(Charts and diagrams as code)
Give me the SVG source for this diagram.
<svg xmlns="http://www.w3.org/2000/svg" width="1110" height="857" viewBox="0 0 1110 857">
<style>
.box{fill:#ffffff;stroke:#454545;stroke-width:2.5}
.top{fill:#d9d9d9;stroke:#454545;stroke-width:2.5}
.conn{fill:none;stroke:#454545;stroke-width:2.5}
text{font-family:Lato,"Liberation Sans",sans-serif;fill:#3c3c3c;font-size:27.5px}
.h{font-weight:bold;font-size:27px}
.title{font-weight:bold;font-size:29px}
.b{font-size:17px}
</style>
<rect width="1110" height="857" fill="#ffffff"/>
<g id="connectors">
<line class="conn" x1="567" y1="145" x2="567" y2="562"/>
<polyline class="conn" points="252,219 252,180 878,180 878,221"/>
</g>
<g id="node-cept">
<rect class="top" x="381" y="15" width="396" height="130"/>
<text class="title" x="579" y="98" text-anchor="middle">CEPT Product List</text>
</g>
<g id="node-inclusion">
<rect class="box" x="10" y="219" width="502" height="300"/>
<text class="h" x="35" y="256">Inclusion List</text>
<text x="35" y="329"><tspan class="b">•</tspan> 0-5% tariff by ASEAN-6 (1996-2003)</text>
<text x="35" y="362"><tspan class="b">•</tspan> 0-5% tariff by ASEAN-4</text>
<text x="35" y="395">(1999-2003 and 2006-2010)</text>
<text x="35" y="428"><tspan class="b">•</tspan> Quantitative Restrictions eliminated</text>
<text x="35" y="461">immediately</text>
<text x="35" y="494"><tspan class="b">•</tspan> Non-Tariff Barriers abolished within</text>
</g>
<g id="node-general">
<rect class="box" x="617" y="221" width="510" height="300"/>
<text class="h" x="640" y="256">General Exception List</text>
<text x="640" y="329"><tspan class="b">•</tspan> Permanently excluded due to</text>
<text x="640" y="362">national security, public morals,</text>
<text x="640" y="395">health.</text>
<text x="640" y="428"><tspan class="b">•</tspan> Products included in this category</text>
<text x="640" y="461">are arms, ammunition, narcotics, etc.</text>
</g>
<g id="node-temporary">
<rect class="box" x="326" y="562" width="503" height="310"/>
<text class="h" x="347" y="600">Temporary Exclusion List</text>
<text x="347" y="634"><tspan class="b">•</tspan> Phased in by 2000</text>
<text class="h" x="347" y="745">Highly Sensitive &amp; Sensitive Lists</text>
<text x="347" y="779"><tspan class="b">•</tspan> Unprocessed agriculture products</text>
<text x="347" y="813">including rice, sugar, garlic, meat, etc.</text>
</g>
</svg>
--
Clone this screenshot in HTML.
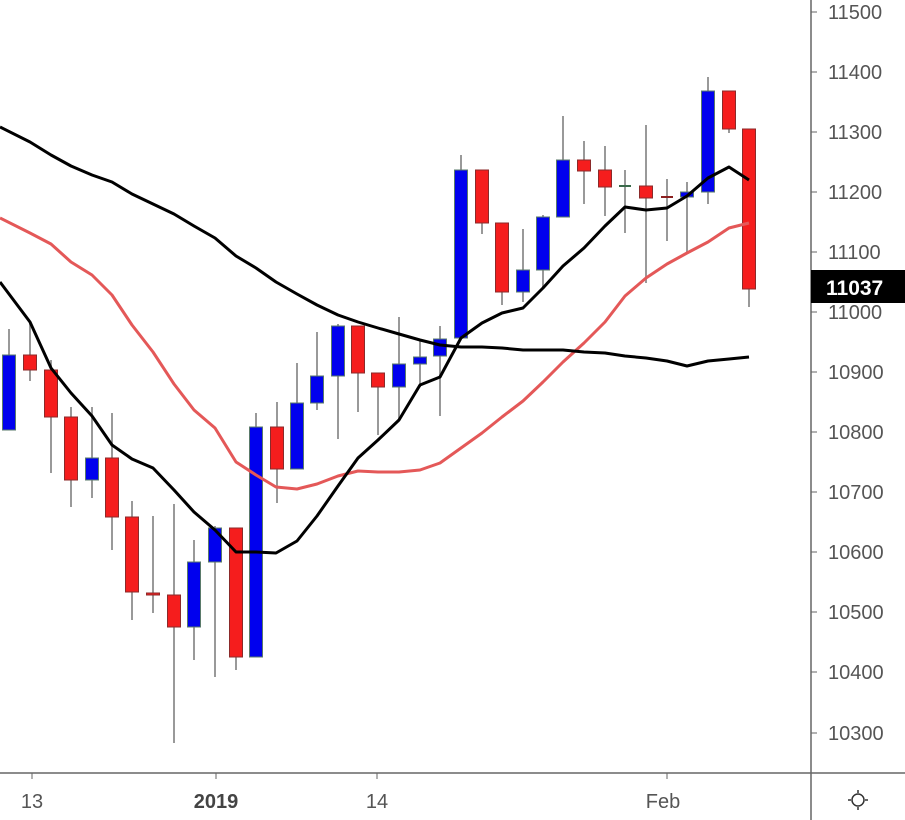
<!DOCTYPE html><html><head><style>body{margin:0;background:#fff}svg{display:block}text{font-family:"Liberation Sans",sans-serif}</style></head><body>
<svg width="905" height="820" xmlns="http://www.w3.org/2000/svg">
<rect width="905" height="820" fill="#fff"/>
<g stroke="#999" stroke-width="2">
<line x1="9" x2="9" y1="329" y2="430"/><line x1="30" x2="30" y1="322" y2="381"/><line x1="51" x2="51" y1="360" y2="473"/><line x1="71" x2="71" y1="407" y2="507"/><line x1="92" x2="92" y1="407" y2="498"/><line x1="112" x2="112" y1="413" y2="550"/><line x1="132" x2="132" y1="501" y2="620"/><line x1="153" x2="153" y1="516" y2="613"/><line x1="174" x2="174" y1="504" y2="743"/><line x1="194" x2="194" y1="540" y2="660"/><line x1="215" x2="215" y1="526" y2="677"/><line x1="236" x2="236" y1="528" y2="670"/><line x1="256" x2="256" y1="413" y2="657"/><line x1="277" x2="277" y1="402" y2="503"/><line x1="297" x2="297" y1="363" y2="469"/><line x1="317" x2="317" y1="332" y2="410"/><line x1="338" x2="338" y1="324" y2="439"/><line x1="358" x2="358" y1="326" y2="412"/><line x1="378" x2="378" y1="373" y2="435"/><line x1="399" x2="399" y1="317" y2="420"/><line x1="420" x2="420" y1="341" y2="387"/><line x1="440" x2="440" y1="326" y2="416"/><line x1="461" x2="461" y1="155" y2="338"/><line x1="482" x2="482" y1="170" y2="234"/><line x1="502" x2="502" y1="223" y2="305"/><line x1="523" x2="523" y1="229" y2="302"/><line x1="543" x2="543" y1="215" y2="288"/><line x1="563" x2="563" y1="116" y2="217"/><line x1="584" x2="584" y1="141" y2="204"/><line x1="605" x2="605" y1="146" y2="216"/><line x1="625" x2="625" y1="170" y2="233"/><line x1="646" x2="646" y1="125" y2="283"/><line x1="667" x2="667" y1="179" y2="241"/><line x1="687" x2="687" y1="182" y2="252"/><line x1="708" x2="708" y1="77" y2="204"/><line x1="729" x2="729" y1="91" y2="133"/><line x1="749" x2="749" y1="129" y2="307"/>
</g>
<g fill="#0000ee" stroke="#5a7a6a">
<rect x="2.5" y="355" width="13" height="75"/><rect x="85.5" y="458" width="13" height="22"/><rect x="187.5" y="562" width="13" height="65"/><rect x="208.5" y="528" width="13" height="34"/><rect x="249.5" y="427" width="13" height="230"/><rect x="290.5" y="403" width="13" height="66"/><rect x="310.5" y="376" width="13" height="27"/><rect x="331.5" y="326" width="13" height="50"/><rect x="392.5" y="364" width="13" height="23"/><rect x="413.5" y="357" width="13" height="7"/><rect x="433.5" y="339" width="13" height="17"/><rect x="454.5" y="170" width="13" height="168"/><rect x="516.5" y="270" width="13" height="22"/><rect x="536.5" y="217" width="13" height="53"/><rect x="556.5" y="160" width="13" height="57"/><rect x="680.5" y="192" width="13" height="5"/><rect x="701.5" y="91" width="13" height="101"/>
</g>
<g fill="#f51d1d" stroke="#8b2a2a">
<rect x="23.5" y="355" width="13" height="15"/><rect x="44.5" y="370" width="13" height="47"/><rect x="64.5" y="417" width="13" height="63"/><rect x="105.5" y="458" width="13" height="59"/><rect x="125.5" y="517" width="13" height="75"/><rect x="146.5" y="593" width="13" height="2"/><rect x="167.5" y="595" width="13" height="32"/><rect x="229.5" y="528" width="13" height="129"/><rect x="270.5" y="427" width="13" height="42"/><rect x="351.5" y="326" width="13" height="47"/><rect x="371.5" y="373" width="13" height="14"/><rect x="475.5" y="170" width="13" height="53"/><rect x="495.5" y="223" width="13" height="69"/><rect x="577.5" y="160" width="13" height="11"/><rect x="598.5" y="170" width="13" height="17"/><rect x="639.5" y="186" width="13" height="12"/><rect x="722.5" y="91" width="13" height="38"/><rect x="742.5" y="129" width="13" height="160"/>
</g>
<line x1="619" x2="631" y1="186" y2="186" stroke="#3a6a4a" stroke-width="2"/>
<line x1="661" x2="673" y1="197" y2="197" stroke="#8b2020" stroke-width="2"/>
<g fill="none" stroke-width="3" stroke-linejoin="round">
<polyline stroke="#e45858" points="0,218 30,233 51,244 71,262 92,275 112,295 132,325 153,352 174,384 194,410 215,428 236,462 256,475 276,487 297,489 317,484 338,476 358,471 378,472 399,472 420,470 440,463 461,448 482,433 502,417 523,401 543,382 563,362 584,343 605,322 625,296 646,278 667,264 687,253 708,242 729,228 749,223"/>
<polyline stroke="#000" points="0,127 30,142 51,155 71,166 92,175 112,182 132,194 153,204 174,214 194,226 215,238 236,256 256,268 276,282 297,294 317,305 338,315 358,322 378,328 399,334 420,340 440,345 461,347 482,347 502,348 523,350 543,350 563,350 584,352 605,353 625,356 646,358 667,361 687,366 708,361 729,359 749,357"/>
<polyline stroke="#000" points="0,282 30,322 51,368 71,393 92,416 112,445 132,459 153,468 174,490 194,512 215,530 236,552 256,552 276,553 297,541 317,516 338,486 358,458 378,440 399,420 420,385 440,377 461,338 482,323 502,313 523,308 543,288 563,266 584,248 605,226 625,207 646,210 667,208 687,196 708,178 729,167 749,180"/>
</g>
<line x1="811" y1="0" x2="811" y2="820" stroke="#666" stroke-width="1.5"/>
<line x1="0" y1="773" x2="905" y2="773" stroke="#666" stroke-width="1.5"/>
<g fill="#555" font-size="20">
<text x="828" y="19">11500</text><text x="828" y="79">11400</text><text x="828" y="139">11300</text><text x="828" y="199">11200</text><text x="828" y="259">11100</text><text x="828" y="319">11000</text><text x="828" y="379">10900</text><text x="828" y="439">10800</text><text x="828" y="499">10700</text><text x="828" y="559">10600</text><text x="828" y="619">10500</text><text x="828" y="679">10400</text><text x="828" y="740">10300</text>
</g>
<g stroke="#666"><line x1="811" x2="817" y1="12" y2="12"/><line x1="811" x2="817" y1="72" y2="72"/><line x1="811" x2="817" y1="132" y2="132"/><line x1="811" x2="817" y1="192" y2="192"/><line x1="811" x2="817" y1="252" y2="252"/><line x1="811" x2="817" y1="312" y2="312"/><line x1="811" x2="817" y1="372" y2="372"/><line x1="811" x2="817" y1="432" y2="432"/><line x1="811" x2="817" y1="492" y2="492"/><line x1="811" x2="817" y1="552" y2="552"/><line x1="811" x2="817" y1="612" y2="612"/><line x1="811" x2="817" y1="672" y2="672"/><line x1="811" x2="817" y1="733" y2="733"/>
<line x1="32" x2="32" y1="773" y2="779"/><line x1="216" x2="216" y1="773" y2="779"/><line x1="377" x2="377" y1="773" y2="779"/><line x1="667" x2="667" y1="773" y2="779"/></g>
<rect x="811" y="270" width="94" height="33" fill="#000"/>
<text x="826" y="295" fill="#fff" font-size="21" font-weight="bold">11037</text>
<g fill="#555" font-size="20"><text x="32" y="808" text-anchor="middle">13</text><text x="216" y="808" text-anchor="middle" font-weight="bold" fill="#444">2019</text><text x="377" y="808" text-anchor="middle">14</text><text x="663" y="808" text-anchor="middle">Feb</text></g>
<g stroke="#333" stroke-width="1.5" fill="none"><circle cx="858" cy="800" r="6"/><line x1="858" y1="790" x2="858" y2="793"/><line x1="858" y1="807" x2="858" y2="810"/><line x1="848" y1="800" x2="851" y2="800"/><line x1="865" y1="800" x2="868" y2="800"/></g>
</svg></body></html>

- WORK TO COMPLETE
Which lines hold the word "this"? Copy all of them.

- COMPLETED TASK
Give me the SVG source for this diagram.
<text x="640" y="428"><tspan class="b">•</tspan> Products included in this category</text>
Clone this screenshot in HTML.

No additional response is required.